**WORK TO BE COMPLETED**
Write the lines out again, from the top of the material to the line containing "2.1, 2.2, 2.3, 2.4, 2.5, 2.6, 2.7, 2.8, 2.9, 3.0]", pictures excluded.

**COLLECTED MATERIAL**

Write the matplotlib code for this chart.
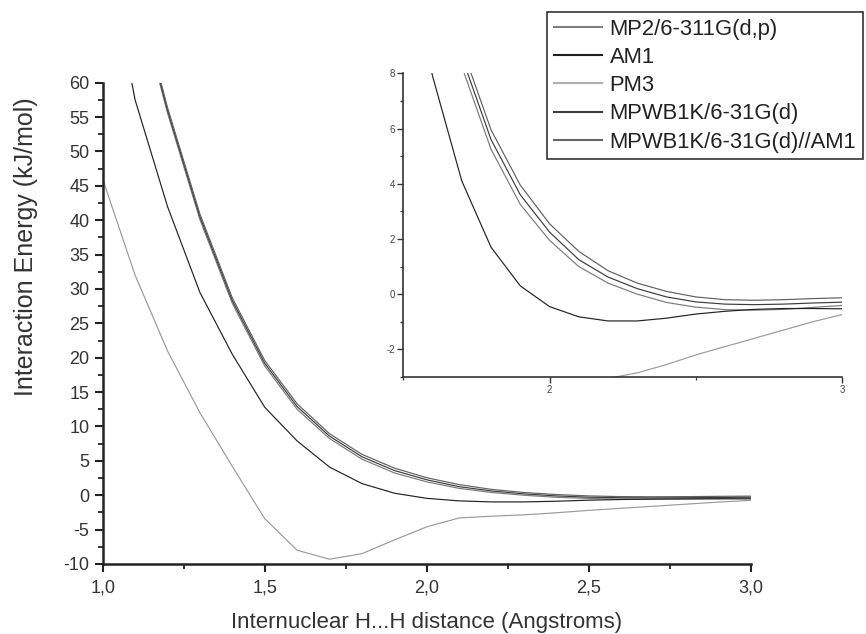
import matplotlib
matplotlib.use("Agg")
import matplotlib.pyplot as plt
from matplotlib.ticker import MultipleLocator, FuncFormatter

plt.rcParams['font.family'] = ['Liberation Sans', 'DejaVu Sans']
plt.rcParams['axes.unicode_minus'] = False

# ---- data ----
x = [1.0, 1.1, 1.2, 1.3, 1.4, 1.5, 1.6, 1.7, 1.8, 1.9, 2.0,
     2.1, 2.2, 2.3, 2.4, 2.5, 2.6, 2.7, 2.8, 2.9, 3.0]

mp2 = [99.0, 73.5, 55.6, 40.1, 27.9, 18.8, 12.5, 8.25, 5.25, 3.25, 1.95,
       1.0, 0.4, 0.0, -0.3, -0.47, -0.56, -0.58, -0.55, -0.48, -0.41]
am1 = [82.0, 57.5, 42.0, 29.5, 20.5, 12.8, 7.9, 4.1, 1.7, 0.3, -0.45,
       -0.82, -0.97, -0.97, -0.87, -0.72, -0.62, -0.55, -0.52, -0.52, -0.53]
pm3 = [46.0, 32.0, 21.0, 12.0, 4.2, -3.4, -8.0, -9.3, -8.5, -6.5, -4.6,
       -3.3, -3.05, -2.85, -2.55, -2.2, -1.9, -1.6, -1.3, -1.0, -0.74]
mpwb1k = [100.0, 74.0, 56.0, 40.5, 28.3, 19.2, 12.9, 8.6, 5.6, 3.6, 2.25,
          1.25, 0.62, 0.2, -0.1, -0.28, -0.36, -0.38, -0.36, -0.32, -0.29]
mpwb1k_am1 = [101.0, 74.5, 56.4, 40.9, 28.7, 19.6, 13.3, 8.95, 5.95, 3.95, 2.55,
              1.55, 0.85, 0.4, 0.1, -0.1, -0.2, -0.22, -0.2, -0.16, -0.13]

labels = ["MP2/6-311G(d,p)", "AM1", "PM3", "MPWB1K/6-31G(d)", "MPWB1K/6-31G(d)//AM1"]
series = [mp2, am1, pm3, mpwb1k, mpwb1k_am1]
colors = ["#7a7a7a", "#222222", "#9a9a9a", "#3c3c3c", "#606060"]
legend_colors = ["#808080", "#1e1e1e", "#b0b0b0", "#3c3c3c", "#666666"]

# ---- figure ----
W, H = 866, 634
fig = plt.figure(figsize=(W / 100, H / 100), dpi=100)

def fx(p):
    return p / W

def fy(p):
    return 1 - p / H

ax = fig.add_axes([fx(102.7), fy(564), fx(750.7) - fx(102.7), fy(82.7) - fy(564)])
for s, c, l in zip(series, colors, labels):
    ax.plot(x, s, color=c, lw=0.85, label=l)
ax.set_xlim(1.0, 3.0)
ax.set_ylim(-10, 60)
ax.spines['top'].set_visible(False)
ax.spines['right'].set_visible(False)
for sp in ['left', 'bottom']:
    ax.spines[sp].set_linewidth(1.8)
    ax.spines[sp].set_color('#222222')
ax.xaxis.set_major_locator(MultipleLocator(0.5))
ax.xaxis.set_minor_locator(MultipleLocator(0.25))
ax.yaxis.set_major_locator(MultipleLocator(5))
ax.yaxis.set_minor_locator(MultipleLocator(2.5))
ax.xaxis.set_major_formatter(FuncFormatter(lambda v, p: f"{v:.1f}".replace('.', ',')))
ax.yaxis.set_major_formatter(FuncFormatter(lambda v, p: f"{int(round(v))}"))
ax.tick_params(which='major', direction='out', length=6, width=1.5, color='#222222',
               labelsize=13, labelcolor='#333333')
ax.tick_params(axis='x', which='major', pad=5)
ax.tick_params(which='minor', direction='out', length=3.5, width=1.3, color='#222222')
ax.set_xlabel("Internuclear H...H distance (Angstroms)", fontsize=16, color='#333333')
ax.set_ylabel("Interaction Energy (kJ/mol)", fontsize=18, color='#333333')
ax.xaxis.set_label_coords(0.5, -0.1)
ax.yaxis.set_label_coords(-0.1, 0.66)

# ---- inset ----
ins = fig.add_axes([fx(403.3), fy(377), fx(842) - fx(403.3), fy(73.3) - fy(377)])
for s, c in zip(series, colors):
    ins.plot(x, s, color=c, lw=0.85)
ins.set_xlim(1.5, 3.0)
ins.set_ylim(-3, 8)
ins.spines['top'].set_visible(False)
ins.spines['right'].set_visible(False)
for sp in ['left', 'bottom']:
    ins.spines[sp].set_linewidth(1.2)
    ins.spines[sp].set_color('#333333')
ins.xaxis.set_major_locator(MultipleLocator(1))
ins.xaxis.set_minor_locator(MultipleLocator(0.5))
ins.yaxis.set_major_locator(MultipleLocator(2))
ins.yaxis.set_minor_locator(MultipleLocator(1))
ins.xaxis.set_major_formatter(FuncFormatter(lambda v, p: f"{int(round(v))}"))
ins.yaxis.set_major_formatter(FuncFormatter(lambda v, p: f"{int(round(v))}"))
ins.tick_params(which='major', direction='out', length=4, width=1.0, color='#333333',
                labelsize=7, labelcolor='#444444', pad=2)
ins.tick_params(which='minor', direction='out', length=2.5, width=0.9, color='#333333')

# ---- legend ----
handles, _ = ax.get_legend_handles_labels()
leg = fig.legend(handles, labels, loc='upper left',
                 bbox_to_anchor=(fx(547), fy(12)), bbox_transform=fig.transFigure,
                 fontsize=15.8, frameon=True, fancybox=False, edgecolor='#333333',
                 framealpha=1, borderaxespad=0, borderpad=0.3, labelspacing=0.33,
                 handlelength=2.2, handletextpad=0.35)
leg.get_frame().set_linewidth(1.2)
for t in leg.get_texts():
    t.set_color('#222222')
for h, c in zip(leg.legend_handles, legend_colors):
    h.set_linewidth(1.5)
    h.set_color(c)

fig.savefig("out.png", dpi=100)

**WRITTEN RESPONSE**
Write the matplotlib code for this chart.
import matplotlib
matplotlib.use("Agg")
import matplotlib.pyplot as plt
from matplotlib.ticker import MultipleLocator, FuncFormatter

plt.rcParams['font.family'] = ['Liberation Sans', 'DejaVu Sans']
plt.rcParams['axes.unicode_minus'] = False

# ---- data ----
x = [1.0, 1.1, 1.2, 1.3, 1.4, 1.5, 1.6, 1.7, 1.8, 1.9, 2.0,
     2.1, 2.2, 2.3, 2.4, 2.5, 2.6, 2.7, 2.8, 2.9, 3.0]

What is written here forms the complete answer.